Exercise objective:
Would you copy out the whole listing exactly as given?

______

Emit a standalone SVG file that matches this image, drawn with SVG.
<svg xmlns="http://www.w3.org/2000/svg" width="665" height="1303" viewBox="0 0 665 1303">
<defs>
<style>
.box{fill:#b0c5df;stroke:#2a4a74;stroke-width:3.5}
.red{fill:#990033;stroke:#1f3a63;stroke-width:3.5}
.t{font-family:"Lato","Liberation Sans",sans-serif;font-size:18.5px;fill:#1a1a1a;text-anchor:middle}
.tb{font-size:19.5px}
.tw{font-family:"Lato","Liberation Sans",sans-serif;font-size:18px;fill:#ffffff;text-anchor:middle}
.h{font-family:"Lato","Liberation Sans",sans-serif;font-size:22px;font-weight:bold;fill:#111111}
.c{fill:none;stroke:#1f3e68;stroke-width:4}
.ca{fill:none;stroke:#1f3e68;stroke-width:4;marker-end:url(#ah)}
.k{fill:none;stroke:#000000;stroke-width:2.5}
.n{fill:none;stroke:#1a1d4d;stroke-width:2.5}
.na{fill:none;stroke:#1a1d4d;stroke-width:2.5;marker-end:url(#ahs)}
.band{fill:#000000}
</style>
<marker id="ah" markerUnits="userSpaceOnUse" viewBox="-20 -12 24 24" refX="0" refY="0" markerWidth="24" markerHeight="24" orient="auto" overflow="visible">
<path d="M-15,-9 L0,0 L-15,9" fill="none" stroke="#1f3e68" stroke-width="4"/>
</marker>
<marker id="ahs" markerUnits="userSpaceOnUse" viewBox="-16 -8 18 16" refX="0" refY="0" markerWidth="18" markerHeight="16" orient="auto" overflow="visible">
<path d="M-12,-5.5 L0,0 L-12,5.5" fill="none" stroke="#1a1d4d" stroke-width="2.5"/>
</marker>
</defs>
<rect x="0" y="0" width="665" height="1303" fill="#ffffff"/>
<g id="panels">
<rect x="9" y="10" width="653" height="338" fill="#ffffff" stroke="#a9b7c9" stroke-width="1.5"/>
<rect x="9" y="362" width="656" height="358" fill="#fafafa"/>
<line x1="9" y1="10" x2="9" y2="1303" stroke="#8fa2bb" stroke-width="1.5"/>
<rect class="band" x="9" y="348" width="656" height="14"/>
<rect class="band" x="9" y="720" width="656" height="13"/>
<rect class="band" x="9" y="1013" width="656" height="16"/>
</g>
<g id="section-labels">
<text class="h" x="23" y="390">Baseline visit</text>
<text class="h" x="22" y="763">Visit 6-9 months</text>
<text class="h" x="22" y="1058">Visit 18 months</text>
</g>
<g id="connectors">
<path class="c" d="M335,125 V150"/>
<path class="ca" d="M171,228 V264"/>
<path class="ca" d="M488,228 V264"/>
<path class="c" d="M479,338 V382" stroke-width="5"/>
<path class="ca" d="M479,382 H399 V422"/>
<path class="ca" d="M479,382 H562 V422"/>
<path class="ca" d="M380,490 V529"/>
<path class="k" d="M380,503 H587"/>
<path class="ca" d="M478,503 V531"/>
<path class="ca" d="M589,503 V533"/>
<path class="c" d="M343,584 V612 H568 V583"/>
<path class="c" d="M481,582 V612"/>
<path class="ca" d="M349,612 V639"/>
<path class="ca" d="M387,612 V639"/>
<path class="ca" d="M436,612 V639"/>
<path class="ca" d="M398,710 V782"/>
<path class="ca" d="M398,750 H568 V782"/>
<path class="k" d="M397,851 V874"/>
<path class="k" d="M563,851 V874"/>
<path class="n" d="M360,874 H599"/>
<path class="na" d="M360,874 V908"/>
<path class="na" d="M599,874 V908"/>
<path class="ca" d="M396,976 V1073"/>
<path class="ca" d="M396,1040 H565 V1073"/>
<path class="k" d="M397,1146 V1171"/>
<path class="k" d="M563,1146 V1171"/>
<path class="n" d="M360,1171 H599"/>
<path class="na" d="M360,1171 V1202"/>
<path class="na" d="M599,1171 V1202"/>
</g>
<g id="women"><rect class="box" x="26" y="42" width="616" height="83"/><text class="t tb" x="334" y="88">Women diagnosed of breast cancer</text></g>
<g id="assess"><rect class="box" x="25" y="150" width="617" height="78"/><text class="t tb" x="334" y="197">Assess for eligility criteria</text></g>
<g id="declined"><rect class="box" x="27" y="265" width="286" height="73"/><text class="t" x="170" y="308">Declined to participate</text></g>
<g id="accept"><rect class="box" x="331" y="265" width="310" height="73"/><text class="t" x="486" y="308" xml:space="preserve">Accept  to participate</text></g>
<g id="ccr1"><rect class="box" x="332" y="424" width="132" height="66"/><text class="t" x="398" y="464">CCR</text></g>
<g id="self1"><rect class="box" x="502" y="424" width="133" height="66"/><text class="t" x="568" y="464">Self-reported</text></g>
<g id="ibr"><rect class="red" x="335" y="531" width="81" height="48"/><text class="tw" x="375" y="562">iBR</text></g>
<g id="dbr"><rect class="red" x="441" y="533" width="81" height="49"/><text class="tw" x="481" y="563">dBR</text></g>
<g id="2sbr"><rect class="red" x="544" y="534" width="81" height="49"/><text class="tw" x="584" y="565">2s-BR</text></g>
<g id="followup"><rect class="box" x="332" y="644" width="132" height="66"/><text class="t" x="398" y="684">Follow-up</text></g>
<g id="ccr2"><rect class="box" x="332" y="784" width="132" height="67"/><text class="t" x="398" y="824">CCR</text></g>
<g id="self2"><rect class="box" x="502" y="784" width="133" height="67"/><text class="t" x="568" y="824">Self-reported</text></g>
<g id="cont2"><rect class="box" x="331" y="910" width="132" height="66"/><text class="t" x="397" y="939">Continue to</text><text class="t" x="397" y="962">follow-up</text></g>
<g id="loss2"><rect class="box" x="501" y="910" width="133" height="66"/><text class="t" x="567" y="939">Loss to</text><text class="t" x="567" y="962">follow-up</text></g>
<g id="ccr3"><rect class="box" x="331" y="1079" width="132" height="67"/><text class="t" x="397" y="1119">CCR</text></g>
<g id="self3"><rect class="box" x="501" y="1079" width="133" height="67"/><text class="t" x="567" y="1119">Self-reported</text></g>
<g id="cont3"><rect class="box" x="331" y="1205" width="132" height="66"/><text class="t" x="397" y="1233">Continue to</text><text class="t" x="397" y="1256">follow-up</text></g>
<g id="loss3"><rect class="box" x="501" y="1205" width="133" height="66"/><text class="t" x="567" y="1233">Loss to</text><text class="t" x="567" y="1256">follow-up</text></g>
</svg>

______

Problem solution:
Emit a standalone SVG file that matches this image, drawn with SVG.
<svg xmlns="http://www.w3.org/2000/svg" width="665" height="1303" viewBox="0 0 665 1303">
<defs>
<style>
.box{fill:#b0c5df;stroke:#2a4a74;stroke-width:3.5}
.red{fill:#990033;stroke:#1f3a63;stroke-width:3.5}
.t{font-family:"Lato","Liberation Sans",sans-serif;font-size:18.5px;fill:#1a1a1a;text-anchor:middle}
.tb{font-size:19.5px}
.tw{font-family:"Lato","Liberation Sans",sans-serif;font-size:18px;fill:#ffffff;text-anchor:middle}
.h{font-family:"Lato","Liberation Sans",sans-serif;font-size:22px;font-weight:bold;fill:#111111}
.c{fill:none;stroke:#1f3e68;stroke-width:4}
.ca{fill:none;stroke:#1f3e68;stroke-width:4;marker-end:url(#ah)}
.k{fill:none;stroke:#000000;stroke-width:2.5}
.n{fill:none;stroke:#1a1d4d;stroke-width:2.5}
.na{fill:none;stroke:#1a1d4d;stroke-width:2.5;marker-end:url(#ahs)}
.band{fill:#000000}
</style>
<marker id="ah" markerUnits="userSpaceOnUse" viewBox="-20 -12 24 24" refX="0" refY="0" markerWidth="24" markerHeight="24" orient="auto" overflow="visible">
<path d="M-15,-9 L0,0 L-15,9" fill="none" stroke="#1f3e68" stroke-width="4"/>
</marker>
<marker id="ahs" markerUnits="userSpaceOnUse" viewBox="-16 -8 18 16" refX="0" refY="0" markerWidth="18" markerHeight="16" orient="auto" overflow="visible">
<path d="M-12,-5.5 L0,0 L-12,5.5" fill="none" stroke="#1a1d4d" stroke-width="2.5"/>
</marker>
</defs>
<rect x="0" y="0" width="665" height="1303" fill="#ffffff"/>
<g id="panels">
<rect x="9" y="10" width="653" height="338" fill="#ffffff" stroke="#a9b7c9" stroke-width="1.5"/>
<rect x="9" y="362" width="656" height="358" fill="#fafafa"/>
<line x1="9" y1="10" x2="9" y2="1303" stroke="#8fa2bb" stroke-width="1.5"/>
<rect class="band" x="9" y="348" width="656" height="14"/>
<rect class="band" x="9" y="720" width="656" height="13"/>
<rect class="band" x="9" y="1013" width="656" height="16"/>
</g>
<g id="section-labels">
<text class="h" x="23" y="390">Baseline visit</text>
<text class="h" x="22" y="763">Visit 6-9 months</text>
<text class="h" x="22" y="1058">Visit 18 months</text>
</g>
<g id="connectors">
<path class="c" d="M335,125 V150"/>
<path class="ca" d="M171,228 V264"/>
<path class="ca" d="M488,228 V264"/>
<path class="c" d="M479,338 V382" stroke-width="5"/>
<path class="ca" d="M479,382 H399 V422"/>
<path class="ca" d="M479,382 H562 V422"/>
<path class="ca" d="M380,490 V529"/>
<path class="k" d="M380,503 H587"/>
<path class="ca" d="M478,503 V531"/>
<path class="ca" d="M589,503 V533"/>
<path class="c" d="M343,584 V612 H568 V583"/>
<path class="c" d="M481,582 V612"/>
<path class="ca" d="M349,612 V639"/>
<path class="ca" d="M387,612 V639"/>
<path class="ca" d="M436,612 V639"/>
<path class="ca" d="M398,710 V782"/>
<path class="ca" d="M398,750 H568 V782"/>
<path class="k" d="M397,851 V874"/>
<path class="k" d="M563,851 V874"/>
<path class="n" d="M360,874 H599"/>
<path class="na" d="M360,874 V908"/>
<path class="na" d="M599,874 V908"/>
<path class="ca" d="M396,976 V1073"/>
<path class="ca" d="M396,1040 H565 V1073"/>
<path class="k" d="M397,1146 V1171"/>
<path class="k" d="M563,1146 V1171"/>
<path class="n" d="M360,1171 H599"/>
<path class="na" d="M360,1171 V1202"/>
<path class="na" d="M599,1171 V1202"/>
</g>
<g id="women"><rect class="box" x="26" y="42" width="616" height="83"/><text class="t tb" x="334" y="88">Women diagnosed of breast cancer</text></g>
<g id="assess"><rect class="box" x="25" y="150" width="617" height="78"/><text class="t tb" x="334" y="197">Assess for eligility criteria</text></g>
<g id="declined"><rect class="box" x="27" y="265" width="286" height="73"/><text class="t" x="170" y="308">Declined to participate</text></g>
<g id="accept"><rect class="box" x="331" y="265" width="310" height="73"/><text class="t" x="486" y="308" xml:space="preserve">Accept  to participate</text></g>
<g id="ccr1"><rect class="box" x="332" y="424" width="132" height="66"/><text class="t" x="398" y="464">CCR</text></g>
<g id="self1"><rect class="box" x="502" y="424" width="133" height="66"/><text class="t" x="568" y="464">Self-reported</text></g>
<g id="ibr"><rect class="red" x="335" y="531" width="81" height="48"/><text class="tw" x="375" y="562">iBR</text></g>
<g id="dbr"><rect class="red" x="441" y="533" width="81" height="49"/><text class="tw" x="481" y="563">dBR</text></g>
<g id="2sbr"><rect class="red" x="544" y="534" width="81" height="49"/><text class="tw" x="584" y="565">2s-BR</text></g>
<g id="followup"><rect class="box" x="332" y="644" width="132" height="66"/><text class="t" x="398" y="684">Follow-up</text></g>
<g id="ccr2"><rect class="box" x="332" y="784" width="132" height="67"/><text class="t" x="398" y="824">CCR</text></g>
<g id="self2"><rect class="box" x="502" y="784" width="133" height="67"/><text class="t" x="568" y="824">Self-reported</text></g>
<g id="cont2"><rect class="box" x="331" y="910" width="132" height="66"/><text class="t" x="397" y="939">Continue to</text><text class="t" x="397" y="962">follow-up</text></g>
<g id="loss2"><rect class="box" x="501" y="910" width="133" height="66"/><text class="t" x="567" y="939">Loss to</text><text class="t" x="567" y="962">follow-up</text></g>
<g id="ccr3"><rect class="box" x="331" y="1079" width="132" height="67"/><text class="t" x="397" y="1119">CCR</text></g>
<g id="self3"><rect class="box" x="501" y="1079" width="133" height="67"/><text class="t" x="567" y="1119">Self-reported</text></g>
<g id="cont3"><rect class="box" x="331" y="1205" width="132" height="66"/><text class="t" x="397" y="1233">Continue to</text><text class="t" x="397" y="1256">follow-up</text></g>
<g id="loss3"><rect class="box" x="501" y="1205" width="133" height="66"/><text class="t" x="567" y="1233">Loss to</text><text class="t" x="567" y="1256">follow-up</text></g>
</svg>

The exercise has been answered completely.